Passamos grande parte do ano em Monchique (Carlos Abafa e Ana Rosário Nunes) o que nos tem permitido assistir a toda a vivência da produção artesanal de aguardente de medronho. Este é um dos locais onde funciona uma destilaria, na gíria local "estila".

Este ano partilhámos essa experiência com outros desenhadores. "Desenhar nas estilas" aconteceu no fim-de-semana de 9 e 10 de Março. Entre outros amigos, foi um prazer partilhar olhares, petiscos e traços com Luís Ançã e Pedro Cabral. Esta é a primeira publicação que fazemos nos USk com o que registámos desse dia. (Carlos Abafa caderno de argolas, Ana Rosário Nunes caderno cosido).



Tradicionalmente uma "estila" tinha sempre momentos de convívio. Destilar era um processo moroso e solitário, dado que se fazia em contínuo, noite e dia, mantendo sempre o lume aceso na fornalha. Assim, ir fazer um pouco de companhia a quem estava a destilar era uma questão de solidariedade…



E um petisco era sempre bem-vindo! Como estes enchidos tradicionais de Monchique: os "molhos" (recheados de arroz) e a "morcela de farinha" (nada tendo a ver com a farinheira, esta é muito escura, usa farinha de milho e é feita em sacos de pano).



Os novos contentores de plástico azul convivem com as velhas dornas. Em ambas o medronho colhido no Outono fermentou durante vários meses, formando a "massa" que irá agora ser destilada.
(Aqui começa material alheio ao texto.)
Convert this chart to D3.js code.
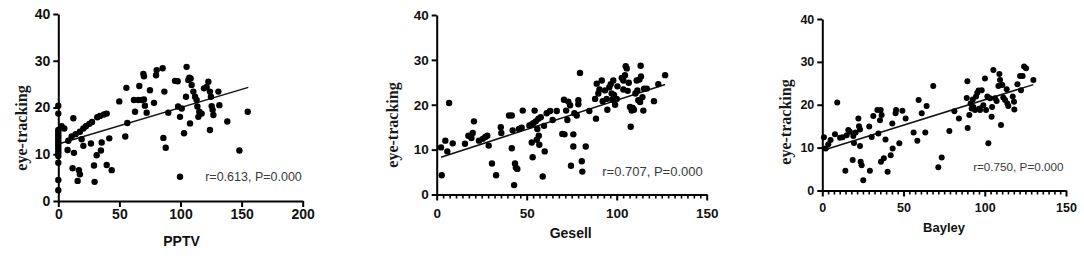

Entre bidons de medronho em fim de fermentação, o Pedro Cabral aninha-se a desenhar. Ao fundo brilha o cobre do enorme "cácero" que, de oito em oito horas, servirá para encher de novo o alambique com "massa" fermentada.




Na destilaria da Pedra Branca, na manhã fria e chuvosa, o calor da fornalha aquece a massa, enquanto o Luís Ançã desenha. A "cabeça" do alambique, como um estranho pássaro de cobre, mergulha o seu bico no tanque de água fria, arrefecendo o metal nessa travessia e provocando, assim, a condensação dos vapores. Do outro lado do tanque, com a lentidão dos processos ancestrais, escorre a aguardente cristalina.




Numa prateleira junto à bica de saída da aguardente, os instrumentos de aferição aguardam. Um pouco de aguardente será recolhida num copo feito com um troço de cana e nele será introduzido o "termómetro" para medir a graduação.



Na destilaria do Monte da Lameira assistimos ao ritual do fim e início de uma nova "caldeirada". É o momento em que melhor se entende o funcionamento do alambique. Enquanto no outro extremo da adega o enorme "cácero" recolhe do fundo da dorna a massa de medronho fermentado que irá encher a caldeira, a "cabeça" repousa invertida antes de ser cuidadosamente reposicionada e calafetada. A caldeira — o ventre esférico do alambique — também ela de cobre, pode agora ser observada por dentro durante as operações de limpeza que a preparam para receber nova "massa".



De novo a espera, com um controle discreto mas eficaz do destilador. O manso pingar da aguardente, com um fascínio semelhante ao do crepitar do fogo…

7 comentários:

Pedro disse...

Além do mais o texto é muito bonito.
Obrigado pelo fim de semana.

Maria Celeste disse...

...e que maravilhosos aromas esta destilação descontinua deve produzir...
...e de forma sábiamente lenta,para que o convívio e o desenho sejam bons...

Ana Barbosa disse...

Bela reportagem!

hfm disse...

Tive imensa pena não poder ter ido e, vendo os desenhos, a pena duplicou. Belos registos.

Rosário disse...

Belos registos (desenho e texto)!

João Nunes da Silva disse...

Magníficos desenhos e uma bela reportagem! Até me deu vontade de conhecer os locais.

Luís Ançã disse...

Um óptimo texto e muito elucidativo elucidativo de todo o processo. Com desenhos em conformidade.
Um excelente encontro, a todos os níveis. Obrigado Ana e Carlos.